Written request.
Transcribe the whole listing below without changing a word, but leave out every image.

Source excerpt.
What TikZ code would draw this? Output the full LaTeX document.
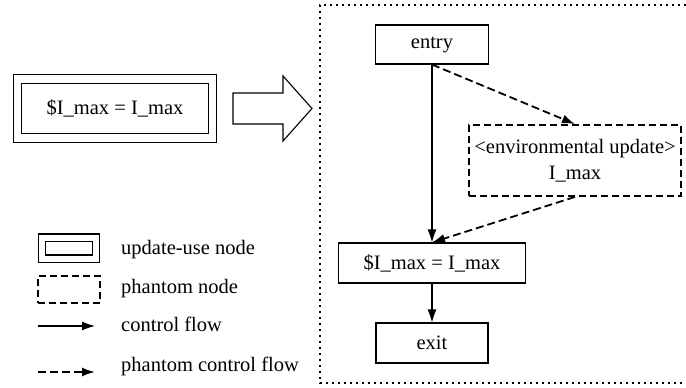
\documentclass[tikz,border=0pt]{standalone}
\usepackage{fontspec}
\setmainfont{Liberation Serif}
\usetikzlibrary{arrows.meta}
\newcommand*\cfgfont{\fontsize{20.5}{26}\selectfont}
\tikzset{cfgbox/.style={draw, line width=1.1pt, inner sep=0pt, align=center, font=\cfgfont},
         upbox/.style={cfgbox, double, double distance=7.5pt},
         phbox/.style={cfgbox, line width=1.8pt, dash pattern=on 7pt off 4pt},
         flow/.style={-{Latex[length=13pt,width=9pt]}, line width=1.1pt},
         phflow/.style={flow, line width=1.8pt, dash pattern=on 8pt off 4pt},
         legtext/.style={anchor=base west, inner sep=0pt, font=\cfgfont}}

\begin{document}
\begin{tikzpicture}[x=1pt, y=-1pt]
        \useasboundingbox (0,0) rectangle (686,388);
        % statement before the transformation
        \node[upbox, minimum width=195pt, minimum height=59pt] (orig) at (115,108.5) {\$I\_max = I\_max};
        \draw[line width=1.1pt] (233,93) -- (283,93) -- (283,76) -- (312,108.5) -- (283,141) -- (283,124) -- (233,124) -- cycle;
        % the control flow graph
        \draw[line width=2pt, dash pattern=on 2pt off 4pt] (686,5) -- (320,5) -- (320,383) -- (686,383);
        \node[cfgbox, minimum width=113pt, minimum height=39pt] (entry) at (432,44.5) {entry};
        \node[phbox, minimum width=212pt, minimum height=71pt] (env) at (575,160.5) {<environmental update>\\I\_max};
        \node[cfgbox, minimum width=187pt, minimum height=40pt] (assign) at (432,263) {\$I\_max = I\_max};
        \node[cfgbox, minimum width=112pt, minimum height=40pt] (exit) at (432,343) {exit};
        \draw[flow] (entry.south) -- (assign.north);
        \draw[phflow] (entry.south) -- (env.north);
        \draw[phflow] (env.south) -- (assign.north);
        \draw[flow] (assign) -- (exit);
        %
        \node[upbox, double distance=6pt, minimum width=54.5pt, minimum height=21pt] (lupd) at (69,248) {};
        \node[legtext] (tupd) at (121,254) {update-use node};
        \node[phbox, minimum width=62pt, minimum height=27pt] (lph) at (69,289.5) {};
        \node[legtext] (tph) at (121,293) {phantom node};
        \coordinate (cfa) at (38,326);
        \coordinate (cfb) at (95,326);
        \draw[flow] (cfa) -- (cfb);
        \node[legtext] (tcf) at (121,331) {control flow};
        \coordinate (pfa) at (38,372);
        \coordinate (pfb) at (95,372);
        \draw[phflow] (pfa) -- (pfb);
        \node[legtext] (tpf) at (121,371) {phantom control flow};
    \end{tikzpicture}
\end{document}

Exercise response.
What TikZ code would draw this? Output the full LaTeX document.
\documentclass[tikz,border=0pt]{standalone}
\usepackage{fontspec}
\setmainfont{Liberation Serif}
\usetikzlibrary{arrows.meta}
\newcommand*\cfgfont{\fontsize{20.5}{26}\selectfont}
\tikzset{cfgbox/.style={draw, line width=1.1pt, inner sep=0pt, align=center, font=\cfgfont},
         upbox/.style={cfgbox, double, double distance=7.5pt},
         phbox/.style={cfgbox, line width=1.8pt, dash pattern=on 7pt off 4pt},
         flow/.style={-{Latex[length=13pt,width=9pt]}, line width=1.1pt},
         phflow/.style={flow, line width=1.8pt, dash pattern=on 8pt off 4pt},
         legtext/.style={anchor=base west, inner sep=0pt, font=\cfgfont}}

\begin{document}
\begin{tikzpicture}[x=1pt, y=-1pt]
        \useasboundingbox (0,0) rectangle (686,388);
        % statement before the transformation
        \node[upbox, minimum width=195pt, minimum height=59pt] (orig) at (115,108.5) {\$I\_max = I\_max};
        \draw[line width=1.1pt] (233,93) -- (283,93) -- (283,76) -- (312,108.5) -- (283,141) -- (283,124) -- (233,124) -- cycle;
        % the control flow graph
        \draw[line width=2pt, dash pattern=on 2pt off 4pt] (686,5) -- (320,5) -- (320,383) -- (686,383);
        \node[cfgbox, minimum width=113pt, minimum height=39pt] (entry) at (432,44.5) {entry};
        \node[phbox, minimum width=212pt, minimum height=71pt] (env) at (575,160.5) {<environmental update>\\I\_max};
        \node[cfgbox, minimum width=187pt, minimum height=40pt] (assign) at (432,263) {\$I\_max = I\_max};
        \node[cfgbox, minimum width=112pt, minimum height=40pt] (exit) at (432,343) {exit};
        \draw[flow] (entry.south) -- (assign.north);
        \draw[phflow] (entry.south) -- (env.north);
        \draw[phflow] (env.south) -- (assign.north);
        \draw[flow] (assign) -- (exit);
        %
        \node[upbox, double distance=6pt, minimum width=54.5pt, minimum height=21pt] (lupd) at (69,248) {};
        \node[legtext] (tupd) at (121,254) {update-use node};
        \node[phbox, minimum width=62pt, minimum height=27pt] (lph) at (69,289.5) {};
        \node[legtext] (tph) at (121,293) {phantom node};
        \coordinate (cfa) at (38,326);
        \coordinate (cfb) at (95,326);
        \draw[flow] (cfa) -- (cfb);
        \node[legtext] (tcf) at (121,331) {control flow};
        \coordinate (pfa) at (38,372);
        \coordinate (pfb) at (95,372);
        \draw[phflow] (pfa) -- (pfb);
        \node[legtext] (tpf) at (121,371) {phantom control flow};
    \end{tikzpicture}
\end{document}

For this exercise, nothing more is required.